Researchers at Mirus Bio Corporation have developed a technique to target specific cells with a genetic "silencing switch," known as RNA interference (RNAi), which blocks the production of disease-causing proteins inside those cells.
In a first proof-of-concept demonstration, Mirus scientists targeted liver cells and switched off their ability to produce bad cholesterol. This delivery platform could also be used as a foundation for RNAi therapeutics to disable cancer cells, viruses, and genes that cause other metabolic diseases, among a broad range of potential applications.
Details of this breakthrough have just been published in the online Early Edition of the Proceedings of the National Academy of Sciences under the title "Dynamic PolyConjugates for targeted in vivo delivery of siRNA to hepatocytes". Mirus Bio, which was founded in 1995, specializes in nucleic acid chemistry and delivery systems for RNAi- and gene-based therapies.
"The lack of effective systemic administration has been the primary impediment to development of RNAi therapeutics for diseases affecting internal tissues and organs," says David Rozema, PhD, one of the lead authors of the study. "This new delivery platform gives us a powerful tool to reach and silence the expression of any gene we might be interested in."
Researchers have been quick to recognize a wide range of potential medical applications for RNAi. Although RNAi has already been used experimentally to treat a few diseases, there has been no efficient way to target specific cells where particular diseases occur, such as in key liver cells or inside a tumor. Moreover, injected genetic material is quickly cleared from the body.
Mirus researchers have overcome these problems by assembling tiny synthetic molecules, called Dynamic PolyConjugates™, that shield their genetic cargo as they home in on target cells.
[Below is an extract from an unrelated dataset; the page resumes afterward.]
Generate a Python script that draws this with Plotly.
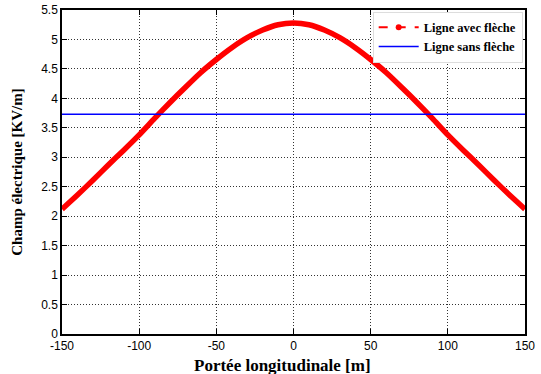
import plotly.graph_objects as go

x_vals = [-150, -140, -130, -120, -110, -100, -90, -80, -70, -60, -50, -40, -30, -20, -10,
          0, 10, 20, 30, 40, 50, 60, 70, 80, 90, 100, 110, 120, 130, 140, 150]
avec_fleche = [2.12, 2.36, 2.61, 2.87, 3.12, 3.38, 3.66, 3.93, 4.19, 4.44, 4.66, 4.86, 5.03, 5.16, 5.25,
               5.28, 5.25, 5.16, 5.03, 4.86, 4.66, 4.44, 4.19, 3.93, 3.66, 3.38, 3.12, 2.87, 2.61, 2.36, 2.12]
sans_fleche_value = 3.73
sans_fleche = [sans_fleche_value] * len(x_vals)

x_ticks = [-150, -100, -50, 0, 50, 100, 150]
y_ticks = [0, 0.5, 1, 1.5, 2, 2.5, 3, 3.5, 4, 4.5, 5, 5.5]

fig = go.Figure()
fig.add_trace(go.Scatter(x=x_vals, y=avec_fleche, mode="lines",
                         line=dict(color="#ff0000", width=5.5, shape="spline", smoothing=0.6),
                         showlegend=False, hoverinfo="skip"))
fig.add_trace(go.Scatter(x=[None], y=[None], mode="lines+markers", name="<b>Ligne avec flèche</b>",
                         line=dict(color="#ff0000", width=2, dash="dash"), marker=dict(color="#ff0000", size=6)))
fig.add_trace(go.Scatter(x=x_vals, y=sans_fleche, mode="lines", name="<b>Ligne sans flèche</b>",
                         line=dict(color="#0000ff", width=1.5), hoverinfo="skip"))

axis_common = dict(showline=True, linecolor="black", linewidth=1.5, mirror="ticks", ticks="inside", ticklen=5,
                   tickcolor="black", showgrid=True, gridcolor="#333333", griddash="1px,2px", gridwidth=1,
                   zeroline=False, automargin=False,
                   tickfont=dict(family="Liberation Sans, Arial", size=12, color="black"))

fig.update_xaxes(range=[-150, 150], tickvals=x_ticks, ticktext=[str(t) for t in x_ticks], **axis_common)
fig.update_yaxes(range=[0, 5.5], tickvals=y_ticks, ticktext=[f"{t:g}" for t in y_ticks],
                 title=dict(text="<b>Champ électrique [KV/m]</b>",
                            font=dict(family="Liberation Serif, Times New Roman", size=15, color="black")),
                 **axis_common)

fig.add_annotation(text="<b>Portée longitudinale [m]</b>", xref="paper", yref="paper",
                   x=0.477, y=-0.098, xanchor="center", yanchor="middle", showarrow=False,
                   font=dict(family="Liberation Serif, Times New Roman", size=17, color="black"))

fig.update_layout(width=541, height=374, margin=dict(l=62, r=16, t=10, b=40),
                  paper_bgcolor="white", plot_bgcolor="white", hovermode=False,
                  legend=dict(x=0.995, y=0.995, xanchor="right", yanchor="top", bgcolor="white",
                              bordercolor="#dddddd", borderwidth=1,
                              font=dict(family="Liberation Serif, Times New Roman", size=12.5, color="black"),
                              tracegroupgap=0, itemwidth=40))

fig.write_html("out.html", config={"displayModeBar": False},
               post_script="document.body.style.margin='0';document.body.style.overflow='hidden';")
"The industry's excitement over potential therapeutic and research applications of RNA interference continues to grow. Our siRNA polyconjugate technology represents a major breakthrough in delivery, and positions us at the heart of what has become one of the most exciting medical advances of the decade," commented Russell Smestad, Mirus Bio's President.
"Not only do we have a great technology, but more than a decade of work in the nucleic acid field has enabled us to build what we believe is the strongest intellectual property portfolio in the industry covering polymer-based siRNA in vivo delivery," Smestad said.
In addition to Dr. Rozema, the groundbreaking work on Dynamic PolyConjugates at Mirus Bio was led by Drs. David Lewis and So Wong, Mr. Darren Wakefield and Jason Klein, along with critical contributions from Drs. Jon Wolff, James Hagstrom and colleagues.